Definitivamente no es cierto que todo tiempo pasado fuera mejor.
Pozos de Santa Ana, San José, Costa Rica, 12 de enero de 2014.
Publicado en esta página el 16 de enero de 2014.
¡La supérstite!
Ana Lucía Espinoza Blanco
Cuando estaba llevando mi último año de la licenciatura en Derecho también trabajaba en la oficina de un abogado.
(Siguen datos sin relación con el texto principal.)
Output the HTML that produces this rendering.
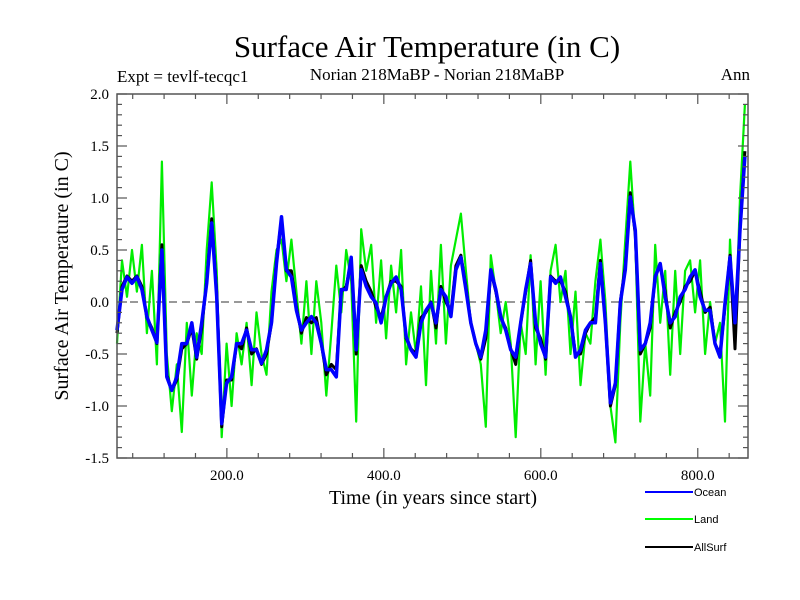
<!DOCTYPE html>
<html><head><meta charset="utf-8"><style>
body{margin:0;background:#fff}
svg{display:block}
.serif{font-family:"Liberation Serif",serif}
.sans{font-family:"Liberation Sans",sans-serif}
</style></head><body>
<svg id="chart" width="800" height="600" xmlns="http://www.w3.org/2000/svg">
<rect width="800" height="600" fill="#fff"/>
<text class="serif" x="427" y="57" font-size="31" text-anchor="middle">Surface Air Temperature (in C)</text>
<text class="serif" x="117" y="82" font-size="17">Expt = tevlf-tecqc1</text>
<text class="serif" x="437" y="80" font-size="17" text-anchor="middle">Norian 218MaBP - Norian 218MaBP</text>
<text class="serif" x="750" y="80" font-size="17" text-anchor="end">Ann</text>
<text class="serif" transform="translate(68,276) rotate(-90)" font-size="20" text-anchor="middle">Surface Air Temperature (in C)</text>
<text class="serif" x="433" y="504" font-size="20" text-anchor="middle">Time (in years since start)</text>
<g id="plot"></g>
<g id="axes"></g>
<g class="sans" font-size="11">
 <line x1="645" y1="492" x2="693" y2="492" stroke="#0000ff" stroke-width="2"/>
 <text x="694" y="496">Ocean</text>
 <line x1="645" y1="519" x2="693" y2="519" stroke="#00ff00" stroke-width="2"/>
 <text x="694" y="523">Land</text>
 <line x1="645" y1="547" x2="693" y2="547" stroke="#000" stroke-width="2"/>
 <text x="694" y="551">AllSurf</text>
</g>
</svg>
<script>
const startYear = 60;
const stepYears = 6.35;
const oceanValues = [-0.27,0.12,0.24,0.18,0.24,0.12,-0.14,-0.27,-0.39,0.5,-0.72,-0.85,-0.72,-0.4,-0.4,-0.2,-0.53,-0.2,0.18,0.76,0.05,-1.17,-0.78,-0.72,-0.4,-0.4,-0.27,-0.46,-0.46,-0.59,-0.46,-0.2,0.37,0.82,0.31,0.24,-0.08,-0.27,-0.2,-0.14,-0.2,-0.4,-0.65,-0.65,-0.72,0.12,0.12,0.43,-0.46,0.31,0.15,0.05,-0.01,-0.2,0.05,0.18,0.24,0.12,-0.33,-0.46,-0.53,-0.2,-0.08,-0.01,-0.2,0.12,0.05,-0.14,0.31,0.43,0.12,-0.2,-0.4,-0.53,-0.27,0.31,0.12,-0.14,-0.27,-0.46,-0.53,-0.2,0.12,0.37,-0.2,-0.4,-0.53,0.24,0.18,0.24,0.05,-0.14,-0.53,-0.46,-0.27,-0.2,-0.2,0.37,-0.2,-0.97,-0.78,-0.01,0.31,1.01,0.69,-0.46,-0.4,-0.2,0.24,0.37,0.05,-0.2,-0.14,0.05,0.12,0.24,0.31,0.05,-0.08,-0.08,-0.4,-0.53,-0.01,0.43,-0.2,0.69,1.4];
const landValues = [-0.4,0.4,0.05,0.5,0.1,0.55,-0.3,0.3,-0.6,1.35,-0.5,-1.05,-0.6,-1.25,-0.2,-0.9,-0.3,-0.5,0.5,1.15,0.3,-1.3,-0.4,-1.0,-0.3,-0.6,-0.2,-0.8,-0.1,-0.5,-0.7,0.1,0.5,0.6,0.2,0.6,0.1,-0.4,0.2,-0.5,0.2,-0.2,-0.9,-0.3,0.35,-0.1,0.5,0.2,-1.15,0.7,0.3,0.55,-0.2,0.4,-0.35,0.35,-0.1,0.5,-0.6,-0.1,-0.5,0.15,-0.8,0.3,-0.4,0.55,-0.4,0.35,0.6,0.85,0.3,-0.2,-0.4,-0.6,-1.2,0.45,0.1,-0.3,0.0,-0.4,-1.3,-0.2,-0.5,0.45,-0.6,0.2,-0.7,0.3,0.55,0.0,0.3,-0.5,0.1,-0.8,-0.3,-0.4,0.2,0.6,0.0,-1.0,-1.35,-0.2,0.6,1.35,0.6,-1.15,-0.4,-0.9,0.55,-0.2,0.3,-0.7,0.3,-0.5,0.3,0.4,-0.1,0.4,-0.5,0.0,-0.4,-0.2,-1.15,0.6,-0.4,1.0,1.9];
const allSurfValues = [-0.3,0.15,0.25,0.2,0.25,0.15,-0.15,-0.25,-0.4,0.55,-0.7,-0.85,-0.75,-0.45,-0.4,-0.25,-0.55,-0.25,0.2,0.8,0.1,-1.2,-0.75,-0.75,-0.4,-0.45,-0.25,-0.5,-0.45,-0.6,-0.5,-0.2,0.4,0.8,0.3,0.3,-0.05,-0.3,-0.15,-0.2,-0.15,-0.4,-0.7,-0.6,-0.65,0.1,0.15,0.4,-0.5,0.35,0.2,0.1,-0.05,-0.15,0.05,0.2,0.2,0.15,-0.35,-0.45,-0.5,-0.15,-0.1,0.0,-0.25,0.15,0.0,-0.1,0.35,0.45,0.15,-0.2,-0.4,-0.55,-0.35,0.3,0.1,-0.15,-0.25,-0.45,-0.6,-0.2,0.1,0.4,-0.25,-0.35,-0.55,0.25,0.2,0.2,0.1,-0.15,-0.5,-0.5,-0.3,-0.2,-0.15,0.4,-0.2,-1.0,-0.8,0.0,0.35,1.05,0.65,-0.5,-0.4,-0.25,0.25,0.35,0.1,-0.25,-0.1,0.0,0.15,0.2,0.3,0.1,-0.1,-0.05,-0.4,-0.5,-0.05,0.45,-0.45,0.7,1.45];
const xTickValues = [200,400,600,800];
const xTickLabels = ["200.0","400.0","600.0","800.0"];
const yTickValues = [-1.5,-1.0,-0.5,0.0,0.5,1.0,1.5,2.0];
const yTickLabels = ["-1.5","-1.0","-0.5","0.0","0.5","1.0","1.5","2.0"];

const NS = "http://www.w3.org/2000/svg";
const L = 117, R = 748, T = 94, B = 458;
const xMin = 60, xMax = 864, yMin = -1.5, yMax = 2.0;
const xs = v => L + (v - xMin) / (xMax - xMin) * (R - L);
const ys = v => B - (v - yMin) / (yMax - yMin) * (B - T);
const plot = document.getElementById('plot');
const axes = document.getElementById('axes');
function mk(tag, attrs, parent){const e=document.createElementNS(NS,tag);for(const k in attrs)e.setAttribute(k,attrs[k]);parent.appendChild(e);return e;}

const zero = mk('line',{x1:L,x2:R,y1:ys(0),y2:ys(0),stroke:'#333','stroke-width':1,'stroke-dasharray':'8,5'},plot);



function series(vals,color,w,name){
  const d = vals.map((v,i)=>(i?'L':'M')+xs(startYear+i*stepYears).toFixed(1)+','+ys(v).toFixed(1)).join('');
  const p = mk('path',{d:d,fill:'none',stroke:color,'stroke-width':w,'stroke-linejoin':'round'},plot);
  
  
}
series(landValues,'#00ee00',2.2,'land-line');
series(allSurfValues,'#000',3,'allsurf-line');
series(oceanValues,'#0000ff',3.5,'ocean-line');

const frame = mk('rect',{x:L,y:T,width:R-L,height:B-T,fill:'none',stroke:'#555','stroke-width':1.5},axes);



for(let v=80; v<=xMax; v+=40){
  const major = v%200===0, len = major?10:5, x=xs(v);
  mk('line',{x1:x,x2:x,y1:B,y2:B-len,stroke:'#555','stroke-width':1.2},axes);
  mk('line',{x1:x,x2:x,y1:T,y2:T+len,stroke:'#555','stroke-width':1.2},axes);
}
for(let k=-15; k<=20; k++){
  const v=k/10, major=k%5===0, len=major?10:5, y=ys(v);
  mk('line',{x1:L,x2:L+len,y1:y,y2:y,stroke:'#555','stroke-width':1.2},axes);
  mk('line',{x1:R,x2:R-len,y1:y,y2:y,stroke:'#555','stroke-width':1.2},axes);
}
xTickValues.forEach((v,i)=>{
  const t = mk('text',{x:xs(v),y:B+22,'font-size':15,'text-anchor':'middle','class':'serif'},axes);
  t.textContent = xTickLabels[i];
  
  
});
yTickValues.forEach((v,i)=>{
  const t = mk('text',{x:L-8,y:ys(v)+5,'font-size':15,'text-anchor':'end','class':'serif'},axes);
  t.textContent = yTickLabels[i];
  
  
});
</script>
</body></html>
Recuerdo que estaba llevando el curso de Sucesiones y que, con un elevado nivel académico, se usaba en la clase diversas palabras en latín, así por ejemplo, nunca se habló de “viudo” o “viuda”, sino de “supérstite”; ni de “difunto” o “fallecido”, sino de “de cuius” o “de cujus”.
Estaba por finalizar el curso cuando mi jefe me pidió que asistiera en su lugar a una junta de herederos de un cliente suyo que había fallecido, a lo cual accedí con gran nerviosismo y emoción.
El día de la junta llegué al Juzgado y allí encontré a los hijos del “de cujus”, a los cuales había visto en la oficina durante los días previos, por lo que dispuesta a hacer el mejor papel posible, con gran resolución me acerqué y los saludé; luego noté que con ellos estaba una señora mayor a la que no había visto antes, vestida totalmente de negro y con una expresión muy triste, por lo que la saludé diciéndole “Usted debe ser la supérstite ¿verdad?”. La señora me dirigió una fría mirada y con odio contenido me contestó: “No, yo era la señora”, y de seguido me volvió la cara y se negó a hablarme en lo sucesivo, ese día y todos los días que posteriormente llegó a la oficina.
Mi mayor pena fue que, sin quererlo, le había causado un disgusto a la señora, en un momento en que los sentimientos respecto de su difunto esposo de seguro estaban a flor de piel; pero aprendí la lección, a las personas que no son abogadas y sobre todo si están en una situación de vulnerabilidad, no se les habla como si lo fueran y mucho menos en latín.
En mi defensa me dije que, a pesar de estar muerto, el responsable del mal momento sufrido definitivamente era el “de cujus”, viejillo sinvergüenza, ¡por haber dejado más de una supérstite!
Pozos de Santa Ana, San José, Costa Rica, 7 de octubre de 2013.
Publicado en esta página el 16 de enero de 2014.